A princípio, aceitou-se sem hesitação o epíteto “futurista”. Depois, começaram os escrúpulos partidos, sobretudo, de Mário de Andrade. Ele, nacional e nacionalista como era, não se sentia à vontade dentro do rótulo estrangeirante. Assim, pouco a pouco, foi encontrada a palavra “modernista”, que todo mundo adotou.
Nunca será demais exaltar uma figura central do movimento modernista. Foi Paulo Prado. A sua modéstia de fidalgo, a sua dupla personalidade de escritor e comerciante, o fato de ter aparecido tarde em nossas letras e mais possíveis complexos fizeram com que Paulo Prado nunca desejasse o primeiro plano. Ele colocava em sua frente Graça Aranha, geralmente confuso e parlapatão, filho duma abominável formação filosofante do século XIX, mas grande homem nacional, pertencente à nossa Academia de Letras, e autor de um livro tabu, Canaã, que ninguém havia lido e todos admiravam.
Era evidente que para nós sobretudo o apoio oficial de Graça Aranha representava um presente do céu. Com seu endosso, seríamos tomados a sério. Do contrário, era difícil.
Sem a inteligência e a compreensão de Paulo Prado, nada teria sido possível. Ele foi o ativo agente de ligação entre o grupo que se formara e o medalhão Graça Aranha.
Paulo Prado abriu-nos sua casa em Higienópolis. Recebia magnificamente. Os seus almoços dos domingos eram faustosos. Além de se comer e beber dentro duma grande tradição civilizada, ali se debatiam os problemas candentes da transformação das letras e das artes.
Pode-se dizer que, depois da pobreza de minha garçonnière na Praça da República, foi a casa de Paulo Prado o centro ativo onde se elaborou o Modernismo.
Acredito que foi Di Cavalcanti que teve a ideia de realização de uma Semana de Arte Moderna. Num paradoxo, muito peculiar a São Paulo, quem prestigiou a Semana revolucionária foi um grupo conservador. Dele faziam parte Samuel Ribeiro e René Thiollier4. Conseguiram eles para nós, de graça, o Teatro Municipal, o primeiro da cidade.
Os elementos do Rio tinham entrado em contato conosco através de Di Cavalcanti. Ele nos tinha revelado um músico estranho que tocava piano num bar e compunha coisas espantosas. Chamava-se Heitor Villa-Lobos.
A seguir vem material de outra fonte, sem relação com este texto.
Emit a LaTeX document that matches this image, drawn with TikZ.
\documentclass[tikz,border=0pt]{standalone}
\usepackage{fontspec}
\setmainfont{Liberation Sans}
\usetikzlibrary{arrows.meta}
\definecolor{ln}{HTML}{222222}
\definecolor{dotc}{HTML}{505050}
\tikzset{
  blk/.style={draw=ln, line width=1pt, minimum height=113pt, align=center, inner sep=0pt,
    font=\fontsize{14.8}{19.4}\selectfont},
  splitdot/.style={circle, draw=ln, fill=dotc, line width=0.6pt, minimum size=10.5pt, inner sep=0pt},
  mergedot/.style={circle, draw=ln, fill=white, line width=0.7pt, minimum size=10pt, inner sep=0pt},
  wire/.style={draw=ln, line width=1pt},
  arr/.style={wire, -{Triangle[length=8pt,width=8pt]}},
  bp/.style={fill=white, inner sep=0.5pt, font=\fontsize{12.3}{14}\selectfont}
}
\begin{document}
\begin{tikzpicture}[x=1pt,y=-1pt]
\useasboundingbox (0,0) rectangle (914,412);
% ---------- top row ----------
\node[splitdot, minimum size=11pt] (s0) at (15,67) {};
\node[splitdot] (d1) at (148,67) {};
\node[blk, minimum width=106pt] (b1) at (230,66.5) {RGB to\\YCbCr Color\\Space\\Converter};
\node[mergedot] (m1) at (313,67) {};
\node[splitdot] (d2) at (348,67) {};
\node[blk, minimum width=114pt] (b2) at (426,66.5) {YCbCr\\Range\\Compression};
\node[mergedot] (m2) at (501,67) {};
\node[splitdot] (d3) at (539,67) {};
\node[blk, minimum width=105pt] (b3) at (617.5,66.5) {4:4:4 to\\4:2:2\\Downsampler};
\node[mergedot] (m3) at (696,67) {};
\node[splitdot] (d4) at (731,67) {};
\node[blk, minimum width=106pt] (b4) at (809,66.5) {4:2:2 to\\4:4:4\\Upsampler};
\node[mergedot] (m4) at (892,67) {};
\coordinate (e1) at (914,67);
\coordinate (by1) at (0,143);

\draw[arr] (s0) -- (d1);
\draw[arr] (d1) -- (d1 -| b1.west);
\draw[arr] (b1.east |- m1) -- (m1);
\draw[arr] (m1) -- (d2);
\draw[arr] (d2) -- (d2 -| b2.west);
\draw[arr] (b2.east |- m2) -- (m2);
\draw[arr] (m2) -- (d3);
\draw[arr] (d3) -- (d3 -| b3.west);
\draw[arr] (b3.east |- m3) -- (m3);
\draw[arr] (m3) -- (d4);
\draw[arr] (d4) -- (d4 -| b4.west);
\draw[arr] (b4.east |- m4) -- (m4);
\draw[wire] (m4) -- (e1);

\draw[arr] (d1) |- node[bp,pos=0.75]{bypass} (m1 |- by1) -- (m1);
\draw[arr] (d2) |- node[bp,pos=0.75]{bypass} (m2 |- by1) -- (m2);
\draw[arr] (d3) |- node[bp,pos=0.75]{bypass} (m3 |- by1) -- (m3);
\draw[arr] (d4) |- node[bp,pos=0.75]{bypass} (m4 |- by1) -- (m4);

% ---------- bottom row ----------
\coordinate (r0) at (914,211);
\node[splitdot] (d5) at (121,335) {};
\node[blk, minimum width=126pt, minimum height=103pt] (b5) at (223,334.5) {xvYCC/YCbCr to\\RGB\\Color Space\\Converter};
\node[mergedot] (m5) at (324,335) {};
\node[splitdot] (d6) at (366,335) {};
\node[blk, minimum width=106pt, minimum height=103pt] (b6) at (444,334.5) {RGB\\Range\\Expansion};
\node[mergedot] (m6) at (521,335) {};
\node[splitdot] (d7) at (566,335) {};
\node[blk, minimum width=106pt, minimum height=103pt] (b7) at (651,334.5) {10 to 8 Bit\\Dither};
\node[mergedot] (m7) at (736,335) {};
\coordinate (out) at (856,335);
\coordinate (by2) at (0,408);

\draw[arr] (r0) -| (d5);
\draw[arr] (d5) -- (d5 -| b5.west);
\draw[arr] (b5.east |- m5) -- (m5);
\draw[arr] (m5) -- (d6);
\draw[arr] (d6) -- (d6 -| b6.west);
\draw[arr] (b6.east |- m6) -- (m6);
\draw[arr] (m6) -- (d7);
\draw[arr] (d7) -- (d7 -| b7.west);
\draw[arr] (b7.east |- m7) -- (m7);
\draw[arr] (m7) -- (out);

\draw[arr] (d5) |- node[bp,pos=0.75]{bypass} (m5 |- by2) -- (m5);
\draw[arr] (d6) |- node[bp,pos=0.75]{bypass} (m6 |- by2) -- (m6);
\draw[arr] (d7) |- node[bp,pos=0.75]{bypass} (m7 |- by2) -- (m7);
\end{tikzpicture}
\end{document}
A esse tempo eu, muito ligado a Menotti del Picchia, que era redator-chefe do Correio Paulistano, fazia com ele grandes descobertas. Tínhamos desencavado, num atelier, do Palácio das Indústrias, um escultor que nos pareceu tímido e pessimista, querendo mudar-se para a República Argentina, pois não encontrava aqui nem repercussão nem mercado para as suas obras. Esse homem, chamado Victor Brecheret, que deve sobretudo a mim a sua carreira e a sua ascensão, tornou-se, depois de milionário, o mais sórdido avarento da história do Brasil. Sem deixar, no entanto, a sua ascensão de artista. O que significa que nada tem a ética com a inspiração e a maestria da fortuna. Dizem, aliás, que Celini foi um miserável assassino. Está certo!
Menotti e eu nos tomamos de paixão pelo escultor e sua obra. O Correio Paulistano, órgão oficial do governo, ficou em matéria de arte e literatura uma pura subversão. Aí, com o pseudônimo Hélios, Menotti desancava o passadismo. Tendo mesmo tido um pega físico na rua com o matusalém da literatura, Aristeo Seixas5.
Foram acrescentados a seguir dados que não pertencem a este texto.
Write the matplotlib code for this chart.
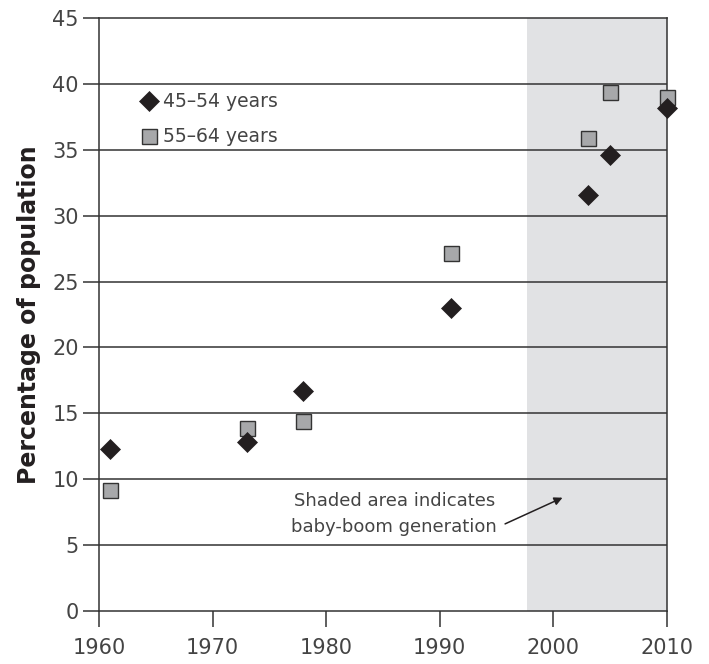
import matplotlib
matplotlib.use("Agg")
import matplotlib.pyplot as plt

plt.rcParams['font.family'] = ['DejaVu Sans']

# data
years_4554 = [1961, 1973, 1978, 1991, 2003, 2005, 2010]
pct_4554 = [12.3, 12.8, 16.7, 23.0, 31.6, 34.6, 38.2]
years_5564 = [1961, 1973, 1978, 1991, 2003, 2005, 2010]
pct_5564 = [9.2, 13.9, 14.4, 27.2, 35.9, 39.4, 39.0]
boom_start = 1997.7
x_ticks = [1960, 1970, 1980, 1990, 2000, 2010]
y_ticks = [0, 5, 10, 15, 20, 25, 30, 35, 40, 45]

line_col = '#333333'
text_col = '#444444'

fig = plt.figure(figsize=(7.09, 6.64), dpi=100)
ax = fig.add_axes([0.1396, 0.0798, 0.8012, 0.8931])

ax.axvspan(boom_start, 2010, color='#e1e2e4', lw=0, zorder=0)

for y in y_ticks[1:-1]:
    ax.axhline(y, color=line_col, lw=1.1, zorder=1)

ax.plot(years_5564, pct_5564, ls='none', marker='s', ms=10.8,
        mfc='#a7a8aa', mec='#333333', mew=1.0, zorder=3, clip_on=False,
        label='55–64 years')
ax.plot(years_4554, pct_4554, ls='none', marker='D', ms=9.8,
        mfc='#231f20', mec='#231f20', mew=0.5, zorder=4, clip_on=False,
        label='45–54 years')

ax.set_xlim(1960, 2010)
ax.set_ylim(0, 45)
ax.set_xticks(x_ticks)
ax.set_yticks(y_ticks)

for s in ['left', 'right', 'top', 'bottom']:
    ax.spines[s].set_color(line_col)
    ax.spines[s].set_linewidth(1.1)

ax.tick_params(axis='y', direction='out', length=11.5, width=1.1,
               color=line_col, pad=3, labelsize=15, labelcolor=text_col)
ax.tick_params(axis='x', direction='out', length=11.5, width=1.1,
               color=line_col, pad=8, labelsize=15, labelcolor=text_col)

ax.set_ylabel('Percentage of population', fontsize=17, fontweight='bold',
              color='#231f20', labelpad=8)

h, l = ax.get_legend_handles_labels()
leg = ax.legend(h[::-1], l[::-1], loc='center left',
                bbox_to_anchor=(0.06, 0.829), frameon=False,
                handlelength=0.9, handletextpad=0.3, labelspacing=0.85,
                fontsize=13.5, borderaxespad=0)
for t in leg.get_texts():
    t.set_color(text_col)

ax.annotate('Shaded area indicates\nbaby-boom generation',
            xy=(2000.8, 8.6), xytext=(1986.0, 7.35),
            ha='center', va='center', fontsize=13, color=text_col,
            linespacing=1.6,
            arrowprops=dict(arrowstyle='-|>', color='#231f20', lw=1.1,
                            shrinkA=4, shrinkB=0, mutation_scale=12,
                            relpos=(1.0, 0.2)))

fig.savefig('out.png', dpi=100)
Desse modo, por toda parte alentava-se o movimento que eclodiu no movimento de 22. Esse foi o instante útil. Festejava-se o centenário da nossa independência política. Exposições e festas por toda parte. Brecheret exibia com escândalo as suas novidades que não passavam, no entanto, de arrojos copiados do balcônico Mestrovick6.
Marcou-se a Semana para o começo do ano. Teve ela início no Teatro Municipal a 13 de fevereiro. Sala cheia, galerias repletas. Graça Aranha, com seu prestígio, fez o discurso de abertura7, um bom discurso que se acha publicado no O Estado de S. Paulo da época. Não houve nenhuma manifestação hostil. Mas nos dias subsequentes produziu-se a estralada.
Nos corredores do Municipal, achavam-se pendurados quadros modernistas, particularmente de Di Cavalcanti, Anita Malfatti, Rego Monteiro, Nina Aira, Moya8.
Anita Malfatti celebrizara-se por um episódio ocorrido antes, em 1917. Tinha ela, de regresso de seus estudos nos Estados Unidos, onde sofrera o contato da pintura moderna, exposto seus trabalhos num salão da Rua Líbero Badaró. São Paulo, com seu espírito de acampamento, sem tradição nem lei, aceitou aquilo como aceitava os ocasos inflamados do pintor Bassion ou as mediocridades floridas de Paulo Rossi9. Todo mundo ia, gostava, deixava o nome no livro. Acontece, porém, que um dia surge num jornal uma diatribe terrível assinada por Monteiro Lobato, cuja autoridade crescia nas letras nacionais. O título do artigo era simplesmente este: “Cinismo ou Paranóia”10. Lobato xingava de todos os nomes a pintura de Anita.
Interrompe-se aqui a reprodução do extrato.